Un restaurant montréalais lance un recours collectif contre les entreprises de livraison pour les commissions prétendument exorbitantes et abusives facturées pendant la pandémie. Deli Boyz, le principal plaignant dans l’affaire, cible les entreprises de livraison de nourriture qui gèrent ces plateformes, notamment Uber Eats, DoorDash et SKIP. Il demande à un juge de statuer sur la facturation d’une commission ne dépassant pas 15 % de la commande totale du client. Présentement, certains facturent des frais de 30 % sur chaque commande.
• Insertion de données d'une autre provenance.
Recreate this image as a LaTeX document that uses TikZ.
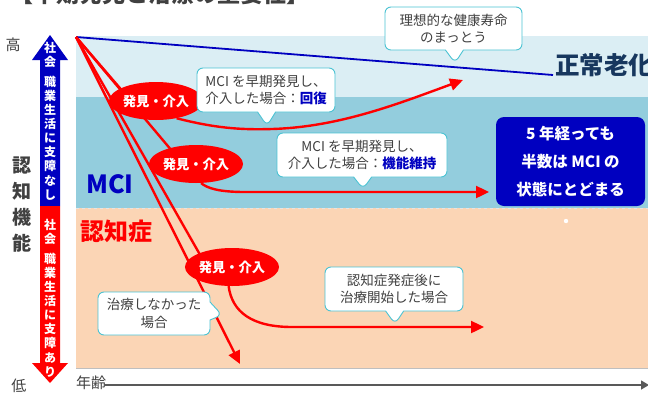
\documentclass[tikz,border=0pt]{standalone}
\usepackage{fontspec}
\setmainfont{Noto Sans CJK JP}
\usetikzlibrary{shapes.geometric,shapes.callouts,arrows.meta}
\definecolor{bandA}{HTML}{DBEEF4}
\definecolor{bandB}{HTML}{93CDDD}
\definecolor{bandC}{HTML}{FBD5B5}
\definecolor{dblue}{HTML}{0000C0}
\definecolor{navy}{HTML}{17375E}
\definecolor{txt}{HTML}{404040}
\definecolor{cyanb}{HTML}{4BC3D3}
\tikzset{
  redln/.style={red, line width=2.4pt},
  redarr/.style={redln, -{Triangle[length=13pt,width=12pt]}},
  ellip/.style={ellipse, fill=red, text=white, font=\bfseries\fontsize{13.3}{15}\selectfont, minimum width=79pt, minimum height=38pt, inner sep=0pt},
  call/.style={rectangle callout, draw=cyanb, line width=0.9pt, fill=white, rounded corners=6pt, text=txt, align=center, font=\fontsize{13.5}{17.5}\selectfont, inner sep=0pt, callout pointer width=18pt},
  vstack/.style={text=white, align=center, font=\bfseries\fontsize{12}{14.1}\selectfont, inner sep=0pt},
}
\begin{document}
\begin{tikzpicture}[x=1pt,y=-1pt]
\useasboundingbox (0,0) rectangle (648,394);
\clip (0,0) rectangle (648,394);
% title (clipped at the top edge, as in the reference)
\node[text=txt, font=\bfseries\fontsize{23}{25}\selectfont] (title) at (160,-6) {【早期発見と治療の重要性】};
% bands
\fill[bandA] (76,36) rectangle (648,97);
\fill[bandB] (76,97) rectangle (648,208);
\fill[bandC] (76,208) rectangle (648,368);
\draw[white!80!gray, dashed, line width=0.5pt] (76,208) -- (648,208);
\draw[gray!50, line width=0.8pt] (76,368) -- (648,368);
\fill[white] (566,221) circle (2.2pt);
% left axis labels
\node[text=txt, font=\fontsize{15}{17}\selectfont] (hi) at (13,45) {高};
\node[text=txt, font=\fontsize{15}{17}\selectfont] (lo) at (19,386) {低};
\node[text=txt, align=center, font=\bfseries\fontsize{19}{26}\selectfont, inner sep=0pt] (cf) at (22,205) {認\\知\\機\\能};
% double arrow
\fill[dblue] (50,35) -- (68,60) -- (60,60) -- (60,206) -- (40,206) -- (40,60) -- (32,60) -- cycle;
\fill[red] (40,206) -- (60,206) -- (60,363) -- (68,363) -- (50,383) -- (32,363) -- (40,363) -- cycle;
\node[vstack] (up) at (50,121) {社\\会\\[6pt]職\\業\\生\\活\\に\\支\\障\\な\\し};
\node[vstack] (dn) at (50,298) {社\\会\\[6pt]職\\業\\生\\活\\に\\支\\障\\あ\\り};
% x axis
\node[text=txt, font=\fontsize{15}{17}\selectfont, anchor=west, inner sep=0pt] (age) at (76,383) {年齢};
\coordinate (xs) at (104,385);
\coordinate (xe) at (648,385);
\draw[gray!70!black, line width=1.4pt, -{Triangle[length=8pt,width=9pt]}, shorten >=-1pt] (xs) -- (xe);
% region labels
\node[text=dblue, font=\bfseries\fontsize{25}{27}\selectfont] (mci) at (110,184) {MCI};
\node[text=red, font=\bfseries\fontsize{24}{26}\selectfont] (dem) at (116,231) {認知症};
% lines
\coordinate (O) at (76,37);
\coordinate (B) at (553,75);
\draw[dblue, line width=1.8pt] (O) -- (B);
\node[text=navy, font=\bfseries\fontsize{24.5}{26}\selectfont, anchor=west, inner sep=0pt] (norm) at (555,65) {正常老化};
\coordinate (a1) at (131,101);
\coordinate (a2) at (183,164);
\coordinate (a3) at (207,267);
\coordinate (t1) at (463,80);
\coordinate (t2) at (489,192);
\coordinate (t3) at (484,327);
\coordinate (t4) at (240,364);
\draw[redln] (O) -- (a1);
\draw[redln] (O) -- (a2);
\draw[redln] (O) -- (a3);
\draw[redarr] (O) -- (t4);
\node[ellip] (e1) at (156,101) {発見・介入};
\node[ellip] (e2) at (196,164) {発見・介入};
\node[ellip] (e3) at (232,267) {発見・介入};
\draw[redarr] (e1.-40) .. controls (215,128) and (240,130) .. (272,129) .. controls (340,127) and (400,103) .. (t1);
\draw[redarr] (e2.-75) .. controls (207,188) and (218,192) .. (245,192) -- (t2);
\draw[redarr] (e3.-100) .. controls (232,312) and (252,327) .. (292,327) -- (t3);
% blue box
\node[fill=dblue, rounded corners=8pt, minimum width=149pt, minimum height=89pt, text=white, align=center, font=\bfseries\fontsize{15.5}{28}\selectfont, inner sep=0pt] (box) at (570.5,161.5) {5 年経っても\\半数は MCI の\\状態にとどまる};
% callouts
\node[call, minimum width=137pt, minimum height=43pt, callout absolute pointer={(455,63)}] (c1) at (453.5,28.5) {理想的な健康寿命\\のまっとう};
\node[call, minimum width=138pt, minimum height=44pt, callout absolute pointer={(267,126)}] (c2) at (266,90) {MCI を早期発見し、\\介入した場合：{\bfseries\color{dblue}回復}};
\node[call, minimum width=170pt, minimum height=44pt, callout absolute pointer={(363,189)}] (c3) at (362,155) {MCI を早期発見し、\\介入した場合：{\bfseries\color{dblue}機能維持}};
\node[call, minimum width=112pt, minimum height=43pt, callout absolute pointer={(222,315)}] (c4) at (154,313.5) {治療しなかった\\場合};
\node[call, minimum width=138pt, minimum height=44pt, callout absolute pointer={(395,324)}] (c5) at (394,289) {認知症発症後に\\治療開始した場合};
\end{tikzpicture}
\end{document}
Devoir soustraire 30 % d’une commande élimine une bonne partie du profit du restaurateur. Cette situation frustrante pour plusieurs s’ajoute aux aléas des grandes périodes de confinement que nous vivons présentement. Difficile de ne pas sympathiser avec des entrepreneurs qui se dévouent et innovent pour nous tous. Leur legs au patrimoine agroalimentaire national est inestimable.

« Les entreprises innovantes perdront tout intérêt à s’établir au Québec si lors de la moindre crise, le gouvernement intervient afin de statuer sur les prix et les conditions du marché. Si Québec décide d’agir ainsi, bonne chance pour la suite. »

Cependant, il faut rester prudent. Grâce à leurs abonnés, ces applications ont permis aux restaurateurs d’élargir leur clientèle. Alors, mordre la main qui nourrit l’industrie ne constitue pas l’idée du siècle. Forcer des entreprises à changer les règles du jeu serait maladroit.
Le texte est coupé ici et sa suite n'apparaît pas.